Both Julie Andrews and Lesley Ann Warren (Norma Cassidy) starred as Cinderella in TV productions of Rodgers and Hammerstein's Cinderella.
Julie Andrews really is terrified of cockroaches.
 
The cockroaches were in a kind of deep freeze coma. They were placed where necessary for the scene and heated with a hair dryer. The crew could only hope that they went in the right direction and no one knew quite where they went after filming of the scene was completed.
 
The movie was made at Pinewood Studios, outside London, on nine sound stages.
 
The young man who says Victor is "divine" at rehearsal is Blake Edwards' son and Julie Andrews' stepson, Geoffrey Edwards.
 
Robert Preston did the final musical number in one take.
 
Director Blake Edwards admitted in an interview that he "chickened out", and added the scene in which King Marchand (James Garner) discovers that Victoria (Julie Andrews) is indeed a woman.
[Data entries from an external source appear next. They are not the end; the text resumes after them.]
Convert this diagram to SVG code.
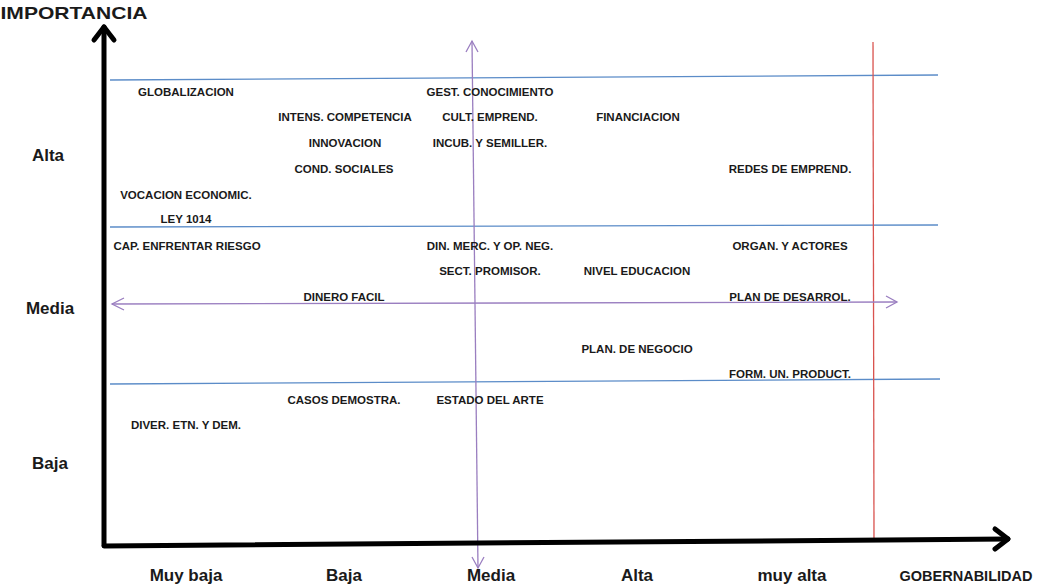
<svg xmlns="http://www.w3.org/2000/svg" width="1045" height="587" viewBox="0 0 1045 587">
<defs>
<style>
.s{font-family:"Liberation Sans",Arial,sans-serif;font-weight:bold;font-size:11.5px;fill:#1a1a1a;text-anchor:middle}
.b{font-family:"Liberation Sans",Arial,sans-serif;font-weight:bold;font-size:17px;fill:#1a1a1a;text-anchor:middle}
.blue{stroke:#5b8cc8;stroke-width:1.3;fill:none}
.pur{stroke:#9a7ec0;stroke-width:1.3;fill:none}
.ax{stroke:#000;stroke-width:5;fill:none;stroke-linecap:round;stroke-linejoin:round}
</style>
</defs>
<rect width="1045" height="587" fill="#fff"/>
<g id="connectors">
<line class="blue" x1="110" y1="80" x2="938" y2="75"/>
<line class="blue" x1="110" y1="227" x2="938" y2="225"/>
<line class="blue" x1="110" y1="384" x2="940" y2="379"/>
<line x1="873" y1="42" x2="874" y2="538" stroke="#d9534f" stroke-width="1.3"/>
<line class="pur" x1="472" y1="41" x2="478" y2="568"/>
<polyline class="pur" points="466,52 472,41 478,52"/>
<polyline class="pur" points="472,557 478,568 484,557"/>
<line class="pur" x1="112" y1="304" x2="897" y2="302"/>
<polyline class="pur" points="124,298 112,304 124,310"/>
<polyline class="pur" points="886,296 897,302 886,308"/>
<line class="ax" x1="104" y1="545" x2="104" y2="27"/>
<polyline class="ax" points="94,40 104,27 114,40"/>
<line class="ax" x1="104" y1="546" x2="1008" y2="539"/>
<polyline class="ax" points="995,529 1008,539 995,549"/>
</g>
<g id="axis-labels">
<text class="b" x="74" y="19" textLength="147" lengthAdjust="spacingAndGlyphs">IMPORTANCIA</text>
<text class="b" x="48" y="161">Alta</text>
<text class="b" x="50" y="314">Media</text>
<text class="b" x="50" y="469">Baja</text>
<text class="b" x="186" y="581">Muy baja</text>
<text class="b" x="344" y="581">Baja</text>
<text class="b" x="491" y="581">Media</text>
<text class="b" x="637" y="581">Alta</text>
<text class="b" x="792" y="581">muy alta</text>
<text class="b" x="966" y="581" style="font-size:14.5px">GOBERNABILIDAD</text>
</g>
<g id="n1"><text class="s" x="186" y="96">GLOBALIZACION</text></g>
<g id="n2"><text class="s" x="490" y="96">GEST. CONOCIMIENTO</text></g>
<g id="n3"><text class="s" x="345" y="121">INTENS. COMPETENCIA</text></g>
<g id="n4"><text class="s" x="490" y="121">CULT. EMPREND.</text></g>
<g id="n5"><text class="s" x="638" y="121">FINANCIACION</text></g>
<g id="n6"><text class="s" x="345" y="147">INNOVACION</text></g>
<g id="n7"><text class="s" x="490" y="147">INCUB. Y SEMILLER.</text></g>
<g id="n8"><text class="s" x="344" y="173">COND. SOCIALES</text></g>
<g id="n9"><text class="s" x="790" y="173">REDES DE EMPREND.</text></g>
<g id="n10"><text class="s" x="186" y="199">VOCACION ECONOMIC.</text></g>
<g id="n11"><text class="s" x="186" y="223">LEY 1014</text></g>
<g id="n12"><text class="s" x="187" y="250">CAP. ENFRENTAR RIESGO</text></g>
<g id="n13"><text class="s" x="490" y="250">DIN. MERC. Y OP. NEG.</text></g>
<g id="n14"><text class="s" x="790" y="250">ORGAN. Y ACTORES</text></g>
<g id="n15"><text class="s" x="490" y="275">SECT. PROMISOR.</text></g>
<g id="n16"><text class="s" x="637" y="275">NIVEL EDUCACION</text></g>
<g id="n17"><text class="s" x="344" y="301">DINERO FACIL</text></g>
<g id="n18"><text class="s" x="790" y="301">PLAN DE DESARROL.</text></g>
<g id="n19"><text class="s" x="637" y="353">PLAN. DE NEGOCIO</text></g>
<g id="n20"><text class="s" x="790" y="378">FORM. UN. PRODUCT.</text></g>
<g id="n21"><text class="s" x="344" y="404">CASOS DEMOSTRA.</text></g>
<g id="n22"><text class="s" x="490" y="404">ESTADO DEL ARTE</text></g>
<g id="n23"><text class="s" x="186" y="429">DIVER. ETN. Y DEM.</text></g>
</svg>
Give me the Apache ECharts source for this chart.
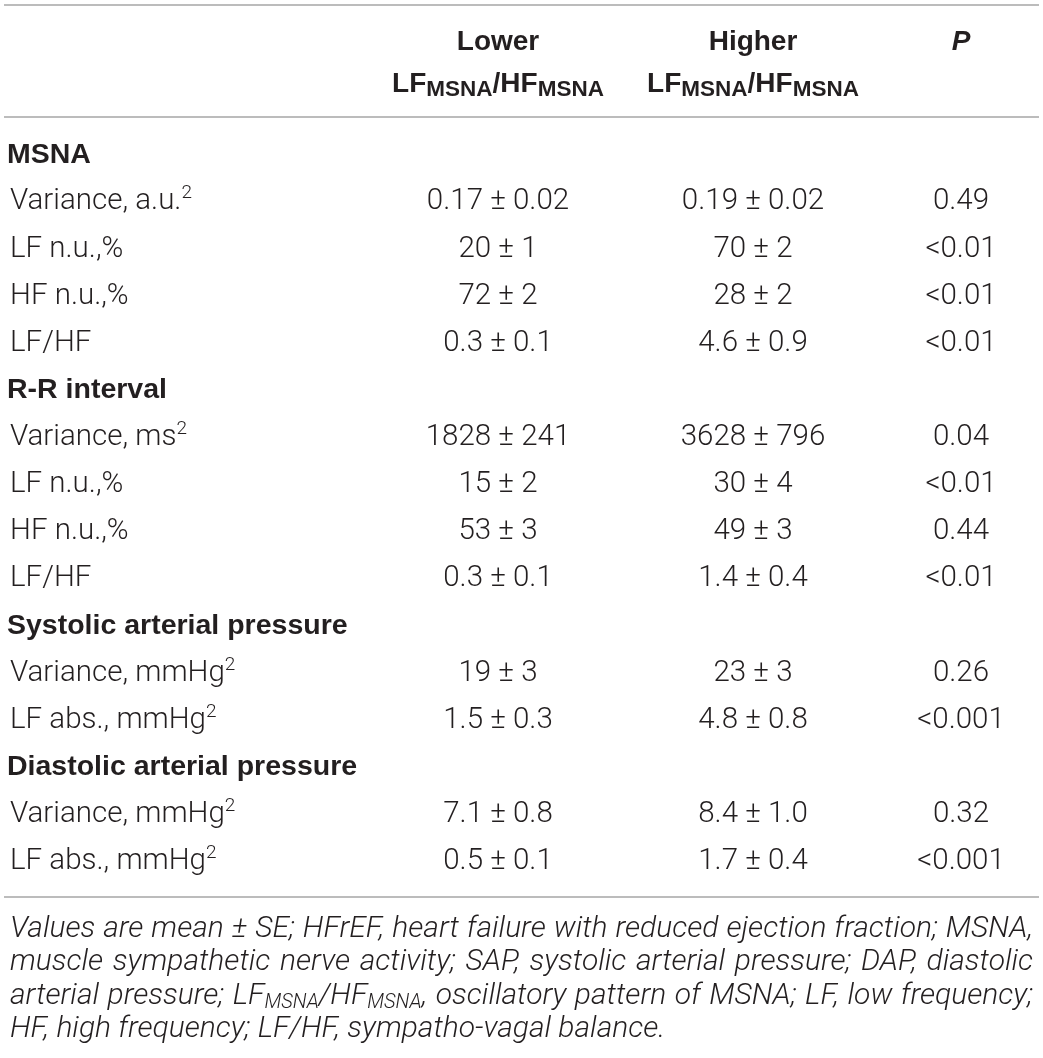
<!DOCTYPE html>
<html>
<head>
<meta charset="utf-8">
<script src="https://cdn.jsdelivr.net/npm/echarts@6/dist/echarts.min.js"></script>
<style>
  html, body { margin: 0; padding: 0; background: #fff; }
  #chart { width: 1043px; height: 1058px; }
</style>
</head>
<body>
<div id="chart"></div>
<script>
// table content
const headerLower = ['Lower', 'LF{s|MSNA}/HF{s|MSNA}'];
const headerHigher = ['Higher', 'LF{s|MSNA}/HF{s|MSNA}'];
const headerP = 'P';

const rowLabels = [
  'MSNA', 'Variance, a.u.{p|2}', 'LF n.u.,%', 'HF n.u.,%', 'LF/HF',
  'R-R interval', 'Variance, ms{p|2}', 'LF n.u.,%', 'HF n.u.,%', 'LF/HF',
  'Systolic arterial pressure', 'Variance, mmHg{p|2}', 'LF abs., mmHg{p|2}',
  'Diastolic arterial pressure', 'Variance, mmHg{p|2}', 'LF abs., mmHg{p|2}'
];
const isSection = [1, 0, 0, 0, 0, 1, 0, 0, 0, 0, 1, 0, 0, 1, 0, 0];
const lowerValues = ['', '0.17 ± 0.02', '20 ± 1', '72 ± 2', '0.3 ± 0.1',
  '', '1828 ± 241', '15 ± 2', '53 ± 3', '0.3 ± 0.1',
  '', '19 ± 3', '1.5 ± 0.3', '', '7.1 ± 0.8', '0.5 ± 0.1'];
const higherValues = ['', '0.19 ± 0.02', '70 ± 2', '28 ± 2', '4.6 ± 0.9',
  '', '3628 ± 796', '30 ± 4', '49 ± 3', '1.4 ± 0.4',
  '', '23 ± 3', '4.8 ± 0.8', '', '8.4 ± 1.0', '1.7 ± 0.4'];
const pValues = ['', '0.49', '<0.01', '<0.01', '<0.01',
  '', '0.04', '<0.01', '0.44', '<0.01',
  '', '0.26', '<0.001', '', '0.32', '<0.001'];

const footnoteLines = [
  'Values are mean ± SE; HFrEF, heart failure with reduced ejection fraction; MSNA,',
  'muscle sympathetic nerve activity; SAP, systolic arterial pressure; DAP, diastolic',
  'arterial pressure; LF{s|MSNA}/HF{s|MSNA}, oscillatory pattern of MSNA; LF, low frequency;',
  'HF, high frequency; LF/HF, sympatho-vagal balance.'
];

// layout
const W = 1043;
const colX = { label: 10, section: 7, lower: 498, higher: 753, p: 961 };
const ink = '#231f20';
const ruleColor = '#a6a6a6';
const bodyFont = 'Roboto';
const boldFont = 'Liberation Sans';
const bodySize = 29.5;

const chart = echarts.init(document.getElementById('chart'), null, { renderer: 'canvas' });

const bodyRich = {
  p: { fontFamily: bodyFont, fontWeight: 300, fontSize: 19, lineHeight: 19, verticalAlign: 'top', fill: ink }
};
const headRich = {
  s: { fontFamily: boldFont, fontWeight: 'bold', fontSize: 22.5, lineHeight: 22.5, verticalAlign: 'bottom', fill: ink }
};

function txt(x, y, text, opts) {
  return {
    type: 'text',
    style: Object.assign({
      x: x, y: y, text: text, fill: ink,
      fontFamily: bodyFont, fontWeight: 300, fontSize: bodySize, lineHeight: 36,
      align: 'center', verticalAlign: 'middle', rich: bodyRich
    }, opts || {})
  };
}

function renderRow(params, api) {
  const i = api.value(1);
  const y = api.coord([0, i])[1];
  const children = [];
  if (isSection[i]) {
    children.push(txt(colX.section, y, rowLabels[i], {
      align: 'left', fontFamily: boldFont, fontWeight: 'bold', fontSize: 28.5
    }));
  } else {
    children.push(txt(colX.label, y, rowLabels[i], { align: 'left' }));
    children.push(txt(colX.lower, y, lowerValues[i]));
    children.push(txt(colX.higher, y, higherValues[i]));
    children.push(txt(colX.p, y, pValues[i]));
  }
  return { type: 'group', children: children };
}

// justified footnote, word by word
const footSize = 30, footSub = 20;
const mctx = document.createElement('canvas').getContext('2d');
function wordWidth(word) {
  let w = 0;
  word.split(/(\{s\|[^}]*\})/).forEach(function (part) {
    if (!part) return;
    const m = part.match(/^\{s\|([^}]*)\}$/);
    mctx.font = 'italic 300 ' + (m ? footSub : footSize) + 'px ' + bodyFont;
    w += mctx.measureText(m ? m[1] : part).width;
  });
  return w;
}
const footLeft = 10, footRight = 1033, footTop = 929, footStep = 33.6;
const footRich = {
  s: { fontFamily: bodyFont, fontStyle: 'italic', fontWeight: 300, fontSize: footSub, lineHeight: footSub, verticalAlign: 'bottom', fill: ink }
};
const footGraphics = [];
footnoteLines.forEach(function (line, li) {
  const words = line.split(' ');
  const widths = words.map(wordWidth);
  const total = widths.reduce(function (a, b) { return a + b; }, 0);
  const last = li === footnoteLines.length - 1;
  mctx.font = 'italic 300 ' + footSize + 'px ' + bodyFont;
  const gap = last ? mctx.measureText(' ').width : (footRight - footLeft - total) / (words.length - 1);
  let x = footLeft;
  words.forEach(function (w, wi) {
    footGraphics.push({
      type: 'text',
      style: {
        x: x, y: footTop + li * footStep, text: w, fill: ink,
        fontFamily: bodyFont, fontStyle: 'italic', fontWeight: 300, fontSize: footSize, lineHeight: 33,
        align: 'left', verticalAlign: 'middle', rich: footRich
      }
    });
    x += widths[wi] + gap;
  });
});

function rule(y) {
  return { type: 'line', shape: { x1: 4, y1: y, x2: W - 4, y2: y }, style: { stroke: ruleColor, lineWidth: 1.5 } };
}
function headText(x, y, text, italic) {
  return {
    type: 'text',
    style: {
      x: x, y: y, text: text, fill: ink,
      fontFamily: boldFont, fontWeight: 'bold', fontStyle: italic ? 'italic' : 'normal', fontSize: 28, lineHeight: 34,
      align: 'center', verticalAlign: 'middle', rich: headRich
    }
  };
}

chart.setOption({
  animation: false,
  backgroundColor: '#fff',
  grid: { left: 0, right: 0, top: 131.4, bottom: 172.6 },
  xAxis: { type: 'value', min: 0, max: W, show: false },
  yAxis: { type: 'category', data: rowLabels.map(function (_, i) { return String(i); }), inverse: true, show: false },
  series: [{
    type: 'custom',
    renderItem: renderRow,
    data: rowLabels.map(function (_, i) { return [0, i]; }),
    silent: true
  }],
  graphic: [
    rule(5), rule(117), rule(897),
    headText(colX.lower, 42, headerLower[0]),
    headText(colX.lower, 84, headerLower[1]),
    headText(colX.higher, 42, headerHigher[0]),
    headText(colX.higher, 84, headerHigher[1]),
    headText(colX.p, 42, headerP, true)
  ].concat(footGraphics)
});

window.addEventListener('resize', function () { chart.resize(); });
</script>
</body>
</html>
Originally he was to fall in love with Victoria before he was sure about her gender, hence his line "I don't care if you are a man" before he kisses her.
 
Victor/Victoria was a very deserved success on its opening in April 1982 and garnered a total of seven Academy Award nominations.
 
At the time the movie was coming out, Julie was named Woman of the Year by Harvard University's Hasty Pudding Club. In accepting the award, a trophy in the form of a pot, she asked, "Is it all right if I throw up in it?"